Entschädigung für abgelehnte Bewerberin

Bundesarbeitsgericht zu Kirche: Diakonie erwägt Verfassungsklage

Die Diakonie muss einer abgelehnten Stellenbewerberin, die konfessionslos ist, eine Entschädigung von rund 3.900 Euro zahlen. Das entschied am Donnerstag das Bundesarbeitsgericht in Erfurt. Das evangelische Werk habe die Bewerberin wegen ihrer fehlenden Kirchenzugehörigkeit ungerechtfertigterweise benachteiligt, urteilte das Gericht unter Berufung auf das Europarecht.

Die Diakonie prüft, Verfassungsbeschwerde in Karlsruhe einzulegen. Dem Urteil dürfte grundsätzliche Bedeutung zukommen. Der Europäische Gerichtshof hatte im April entschieden, dass kirchliche Arbeitgeber nicht pauschal und unbegründet die Zugehörigkeit zu einer Kirche verlangen dürfen.

Die konfessionslose Sozialpädagogin hatte sich 2012 beim Evangelischen Werk für Diakonie und Entwicklung (EWDE) um eine Referentenstelle beworben, die einen Bericht zur Umsetzung der Antirassismus-Konvention durch Deutschland erarbeiten sollte. In der Ausschreibung hatte die Diakonie die Zugehörigkeit zu einer christlichen Kirche vorausgesetzt.
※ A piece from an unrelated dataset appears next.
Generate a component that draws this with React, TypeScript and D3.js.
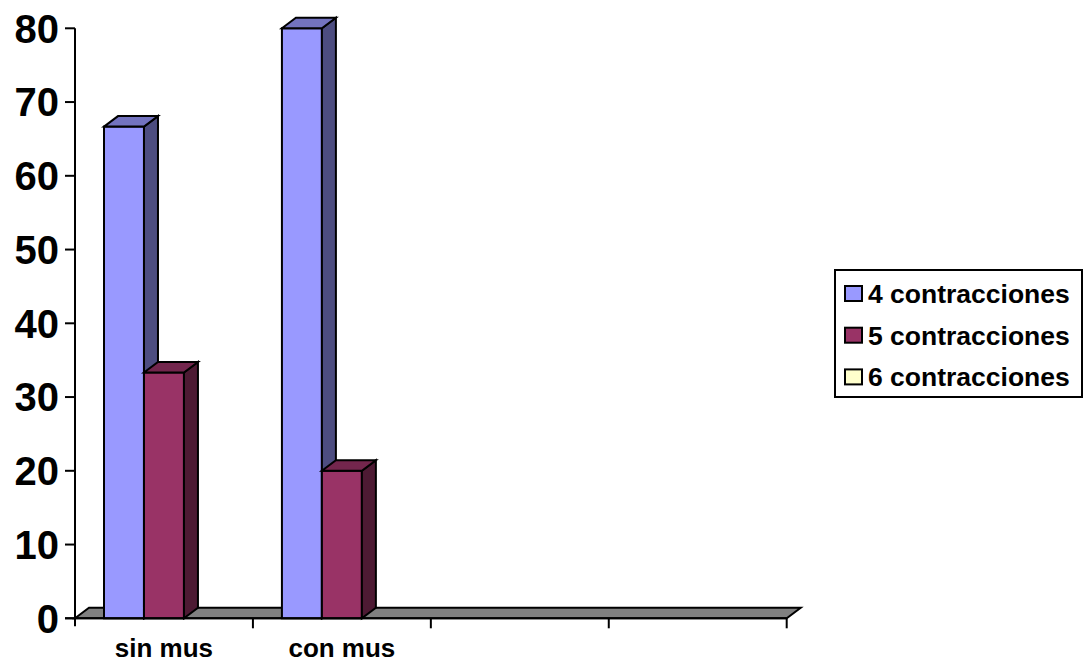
import React from "react";
import * as d3 from "d3";

const categories: string[] = ["sin mus", "con mus", "", ""];
const seriesNames: string[] = ["4 contracciones", "5 contracciones", "6 contracciones"];
const values4: (number | null)[] = [66.67, 80, null, null];
const values5: (number | null)[] = [33.33, 20, null, null];
const values6: (number | null)[] = [null, null, null, null];
const yTicks: number[] = [0, 10, 20, 30, 40, 50, 60, 70, 80];

const palette = [
  { front: "#9999FF", side: "#4D4D80", top: "#7373BF" },
  { front: "#993366", side: "#4D1A33", top: "#73264D" },
  { front: "#FFFFCC", side: "#808066", top: "#BFBF99" },
];

const W = 1086;
const H = 664;
const FONT = "'Liberation Sans', Arial, Helvetica, sans-serif";
const DX = 14;
const DY = -10.5;

export default function App() {
  const series = [values4, values5, values6];
  const y = d3.scaleLinear().domain([0, 80]).range([618.3, 28.3]);
  const x = d3
    .scaleBand<number>()
    .domain(categories.map((_, i) => i))
    .range([75, 786.7])
    .paddingInner(0)
    .paddingOuter(0);
  const bw = x.bandwidth();
  const inner = d3
    .scaleBand<number>()
    .domain(seriesNames.map((_, i) => i))
    .range([29, bw - 29])
    .padding(0);
  const barW = inner.bandwidth();
  const y0 = y(0);
  const x0 = x.range()[0];
  const x1 = x.range()[1];

  const pts = (p: [number, number][]) => p.map((q) => q.join(",")).join(" ");

  const bars: React.ReactNode[] = [];
  categories.forEach((_, ci) => {
    series.forEach((vals, si) => {
      const v = vals[ci];
      if (v == null) return;
      const left = (x(ci) as number) + (inner(si) as number);
      const right = left + barW;
      const top = y(v);
      const c = palette[si];
      bars.push(
        <g key={`b-${ci}-${si}`} stroke="#000" strokeWidth={2} strokeLinejoin="miter">
          <rect x={left} y={top} width={barW} height={y0 - top} fill={c.front} />
          <polygon
            points={pts([
              [right, top],
              [right + DX, top + DY],
              [right + DX, y0 + DY],
              [right, y0],
            ])}
            fill={c.side}
          />
          <polygon
            points={pts([
              [left, top],
              [left + DX, top + DY],
              [right + DX, top + DY],
              [right, top],
            ])}
            fill={c.top}
          />
        </g>
      );
    });
  });

  return (
    <svg
      width={W}
      height={H}
      style={{ position: "absolute", left: 0, top: 0, background: "#fff" }}
      fontFamily={FONT}
    >
      {/* floor */}
      <polygon
        points={pts([
          [x0, y0],
          [x0 + DX, y0 + DY],
          [x1 + DX, y0 + DY],
          [x1, y0],
        ])}
        fill="#808080"
        stroke="#000"
        strokeWidth={2}
      />
      {bars}
      {/* value axis */}
      <line x1={x0} x2={x0} y1={y(80)} y2={y0 + 8} stroke="#000" strokeWidth={2} />
      {yTicks.map((t) => (
        <g key={`yt-${t}`}>
          <line x1={x0 - 10} x2={x0} y1={y(t)} y2={y(t)} stroke="#000" strokeWidth={2} />
          <text
            x={x0 - 16}
            y={y(t)}
            dy="0.36em"
            textAnchor="end"
            fontSize={40}
            fontWeight="bold"
            fill="#000"
          >
            {t}
          </text>
        </g>
      ))}
      {/* category axis */}
      <line x1={x0 - 10} x2={x1} y1={y0} y2={y0} stroke="#000" strokeWidth={2} />
      {categories.map((_, i) => (
        <line
          key={`xt-${i}`}
          x1={(x(i) as number) + bw}
          x2={(x(i) as number) + bw}
          y1={y0}
          y2={y0 + 10}
          stroke="#000"
          strokeWidth={2}
        />
      ))}
      {categories.map((c, i) => (
        <text
          key={`xl-${i}`}
          x={(x(i) as number) + bw / 2}
          y={657}
          textAnchor="middle"
          fontSize={26}
          fontWeight="bold"
          fill="#000"
        >
          {c}
        </text>
      ))}
      {/* legend */}
      <g>
        <rect x={835} y={270} width={247} height={127} fill="#fff" stroke="#000" strokeWidth={2} />
        {seriesNames.map((n, i) => {
          const cy = 293.5 + i * 41.7;
          return (
            <g key={`lg-${i}`}>
              <rect
                x={845}
                y={cy - 7.5}
                width={17}
                height={15}
                fill={palette[i].front}
                stroke="#000"
                strokeWidth={2}
              />
              <text x={868} y={cy} dy="0.36em" fontSize={26.5} fontWeight="bold" fill="#000">
                {n}
              </text>
            </g>
          );
        })}
      </g>
    </svg>
  );
}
Nach ihrer Ablehnung klagte die Frau wegen Diskriminierung aufgrund der Religion. Sie strebte eine Entschädigung in Höhe von mindestens rund 10.000 Euro an.

In der Verhandlung des achten Senats erklärten die Diakonie-Vertreter, im vorliegenden Fall sei die Kirchenzugehörigkeit des Stelleninhabers unverzichtbar gewesen, um die Position der Kirche bei dem Antirassismusprojekt glaubwürdig zu vertreten. Vertreter der Klägerin erklärten dagegen, für die Aufgabe sei keine Konfessionszugehörigkeit erforderlich gewesen.

Die Vorsitzende Richterin Anja Schlewing erklärte, in solchen Fällen dürften Bewerber nur dann wegen ihrer Religion benachteiligt werden, wenn die Kirchenzugehörigkeit eine berechtigte Anforderung sei. Daran habe das Gericht im vorliegenden Fall "erhebliche Zweifel". Es habe keine Gefahr bestanden, dass die Bewerberin das Ethos der Kirche beeinträchtigt hätte. Sie hätte bei ihrer Aufgabe nicht unabhängig handeln können.

Diakonie-Präsident Ulrich Lilie äußerte sich enttäuscht. Die mit den Vorgaben des Europäischen Gerichtshofs begründete Entscheidung weiche erheblich von der bisherigen deutschen Rechtsprechung zum kirchlichen Selbstbestimmungsrecht ab, so der stellvertretende EWDE-Vorsitzende.

Das Bundesarbeitsgericht hatte den Fall bereits 2016 verhandelt. Es legte den Fall dem EuGH vor, weil Europarecht betroffen ist. Der Gerichtshof in Luxemburg bestätigte im April, dass die Kirchen grundsätzlich berechtigt seien, Mitarbeiter nach Religionszugehörigkeit auszuwählen. Allerdings müssten nationale Gerichte die Einstellungskriterien für Jobbewerber auch bei Kirchen prüfen dürfen.

Zum Hintergrund des Urteils erklärte Gerichtssprecherin Stephanie Rachor, bisher sei noch nicht abschließend geklärt, wie die Rechtsprechung des EuGH und des Bundesverfassungsgerichts in Einklang gebracht werden kann. Karlsruhe hatte das Selbstbestimmungsrecht der Kirchen bislang weitreichender ausgelegt als Luxemburg.